In those moments, it was not about the specific words. It was about the sincerity with which they were spoken. Our doctors and nurses left their personal stresses, opinions, and judgments at the door and entered into our experience. They put us first. We were grieving parents before we were patients. There were moments when we were not doctor and patient, but we were human beings feeling the effects of a heartbreaking tragedy.
Every case will not look like my experience, and that is okay. I share it with you to highlight the powerful effect your communication with grieving parents can have. Simply put, empathy, compassion, and presence are the most important aspects of communicating. Put yourself in their shoes, and approach these families in the way you would want it approached if it were you. Explain what is happening to them in clear, easy to understand language because it can be hard to process this kind of information. Remind the parents that you are there to support them, and that this experience is about them and what they want.
We acknowledge that providing this level of care to families facing prenatal diagnoses of life-limiting conditions is incredibly difficult. We know that it can take a toll on you emotionally, so we want to support you in taking care of yourself. In order to provide this level of care consistently and without feeling emotionally depleted, it is important to cultivate a practice of self-care. I have written a post about the importance and practice of self-care for you as a professional, and you can find it here.
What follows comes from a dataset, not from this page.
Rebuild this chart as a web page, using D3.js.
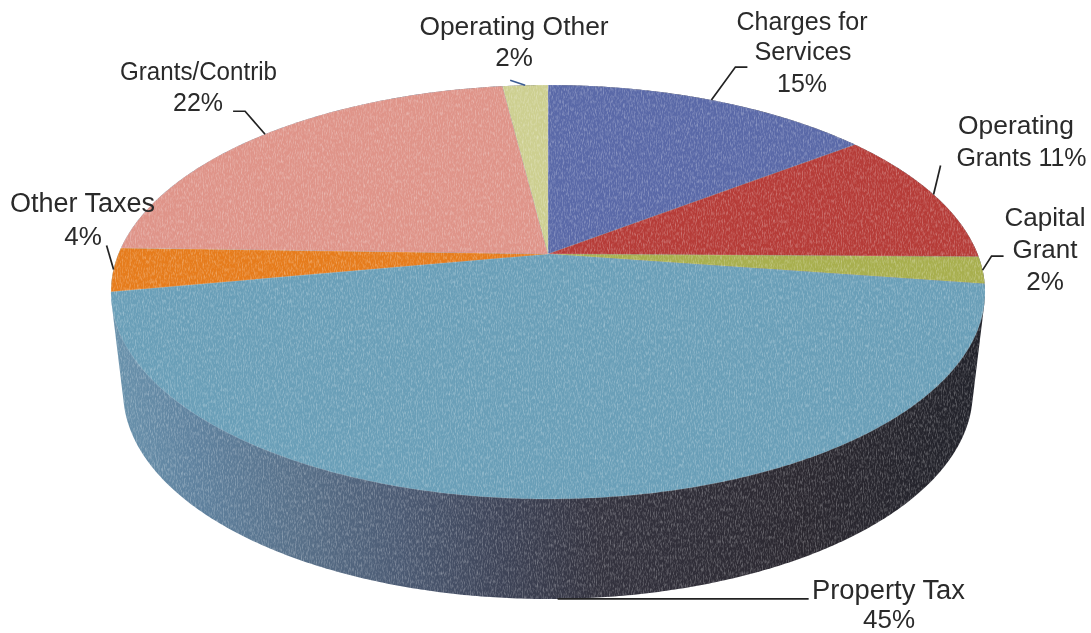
<!DOCTYPE html>
<html><head><meta charset="utf-8">
<script src="https://cdn.jsdelivr.net/npm/d3@7"></script>
<style>html,body{margin:0;padding:0;background:#fff}svg{display:block}</style>
</head><body><svg id="c" width="1091" height="633"></svg>
<script>
const categories = ["Charges for Services","Operating Grants","Capital Grant","Property Tax","Other Taxes","Grants/Contrib","Operating Other"];
const shares = [14.6,10.6,2.1,44.75,3.4,22.5,2.0];
const percentLabels = ["15%","11%","2%","45%","4%","22%","2%"];
const colors = ["#5a69a8","#b63c38","#a8af4e","#6a9fb8","#e67c1c","#df9489","#cdcf90"];
const wallStops = [[111,"#6a93ad"],[200,"#5f819e"],[300,"#587089"],[400,"#4c5b74"],[500,"#3e4458"],[600,"#34333f"],[800,"#2b2830"],[985,"#22232b"]];

// layout: label lines [text,x,baseline,fontSize,width], leader elbow offsets from the slice anchor
const layout = [
 {lines:[["Charges for",802,30,26,131],["Services",803,60,26,97],["15%",802,92,26,50]], leader:[[24,-33],[36,-33]]},
 {lines:[["Operating",1016,134,26.4],["Grants 11%",1021.5,166,25]], leader:[[7,-29]]},
 {lines:[["Capital",1045,226,26],["Grant",1045,258,26],["2%",1045,290,26]], leader:[[9,-14],[21,-14]]},
 {lines:[["Property Tax",888.5,599,27,153],["45%",889,627.5,25,52]], leader:[[251,0]], onWall:true},
 {lines:[["Other Taxes",82.5,212,27],["4%",83,245,26]], leader:[[-7,-24]]},
 {lines:[["Grants/Contrib",198.5,80,26,157],["22%",198,111,26,50]], leader:[[-20,-23],[-32,-23]]},
 {lines:[["Operating Other",514,35,26.4],["2%",514,66,26]], leader:[[-15,-5]], color:"#3a5c94"}
];

const svg = d3.select("#c");
const defs = svg.append("defs");
const scaleX = d3.scaleLinear().domain([-1,1]).range([548-429.6,548+429.6]);
const scaleY = d3.scaleLinear().domain([-1,1]).range([254-200,254+200]);
const persp = -0.1836, wallDepth = 100, wallShrink = 0.972;
function project(a){
  const u=Math.sin(a), v=-Math.cos(a), d=1+persp*v;
  return [scaleX(u/d), scaleY(v/d)];
}
function projectWall(a){
  const [x,y]=project(a);
  return [548+(x-548)*wallShrink, y+wallDepth];
}
const apex=[scaleX(0),scaleY(0)];
const arcs = d3.pie().sort(null).value(d=>d)(shares);
const angles = d3.range(0,720).map(i=>i/720*2*Math.PI);

// filter: fine scan grain
const f = defs.append("filter").attr("id","grain").attr("x","0").attr("y","0").attr("width","1").attr("height","1")
  .attr("color-interpolation-filters","sRGB");
f.append("feTurbulence").attr("type","fractalNoise").attr("baseFrequency","0.85 0.25").attr("numOctaves",2).attr("seed",4).attr("result","n");
f.append("feColorMatrix").attr("in","n").attr("type","matrix")
  .attr("values","0 0 0 0 1  0 0 0 0 1  0 0 0 0 1  0.7 0 0 0 -0.3").attr("result","w");
f.append("feComposite").attr("in","w").attr("in2","SourceAlpha").attr("operator","in").attr("result","wc");
const fm=f.append("feMerge");
fm.append("feMergeNode").attr("in","SourceGraphic");
fm.append("feMergeNode").attr("in","wc");
defs.append("filter").attr("id","soft").append("feGaussianBlur").attr("stdDeviation",0.35);

const grad = defs.append("linearGradient").attr("id","wall").attr("gradientUnits","userSpaceOnUse")
  .attr("x1",111).attr("x2",985).attr("y1",0).attr("y2",0);
wallStops.forEach(([x,c])=>grad.append("stop").attr("offset",(x-111)/874).attr("stop-color",c));

const g = svg.append("g").attr("filter","url(#grain)");
const hull = d3.polygonHull(angles.map(project).concat(angles.map(projectWall)));
g.append("path").attr("d",d3.line()(hull)+"Z").attr("fill","url(#wall)");

g.selectAll("path.slice").data(arcs).join("path").attr("class","slice")
  .attr("d",d=>{
    const n=Math.max(4,Math.ceil((d.endAngle-d.startAngle)*120));
    const pts=d3.range(n+1).map(i=>project(d.startAngle+(d.endAngle-d.startAngle)*i/n));
    return d3.line()([apex,...pts])+"Z";
  })
  .attr("fill",(d,i)=>colors[i])
  .attr("stroke","#ffffff").attr("stroke-opacity",0.2).attr("stroke-width",0.8).attr("stroke-linejoin","round");

const lab = svg.append("g").attr("filter","url(#soft)");
arcs.forEach((d,i)=>{
  const mid=(d.startAngle+d.endAngle)/2, L=layout[i];
  const a=L.onWall?projectWall(mid):project(mid);
  const pts=[a,...L.leader.map(o=>[a[0]+o[0],a[1]+o[1]])];
  lab.append("path").attr("d",d3.line()(pts)).attr("fill","none")
    .attr("stroke",L.color||"#222").attr("stroke-width",1.7);
  L.lines.forEach(([t,x,y,s,w])=>{
    const el=lab.append("text").attr("x",x).attr("y",y).attr("text-anchor","middle")
      .attr("font-family","'Liberation Sans',Arial,sans-serif").attr("font-size",s)
      .attr("fill","#2a2a2a").text(t);
    if(w) el.attr("textLength",w).attr("lengthAdjust","spacingAndGlyphs");
  });
});
</script></body></html>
The work that you do is vital to the well-being of parents facing the loss of their baby or babies to a life-limiting condition. To these families, there is no more important work. How you care for them has the power to change how equipped, empowered, and supported they feel going into the process of carrying to term. Your care provides families with the support they need to plan for the birth experience they want, the quality of time they get with their baby or babies, and the transition into life after loss. Therefore, we see such value in ensuring that you feel equipped and confident in your ability to provide a high standard of care, communicate well with your patients, and take care of your own well-being.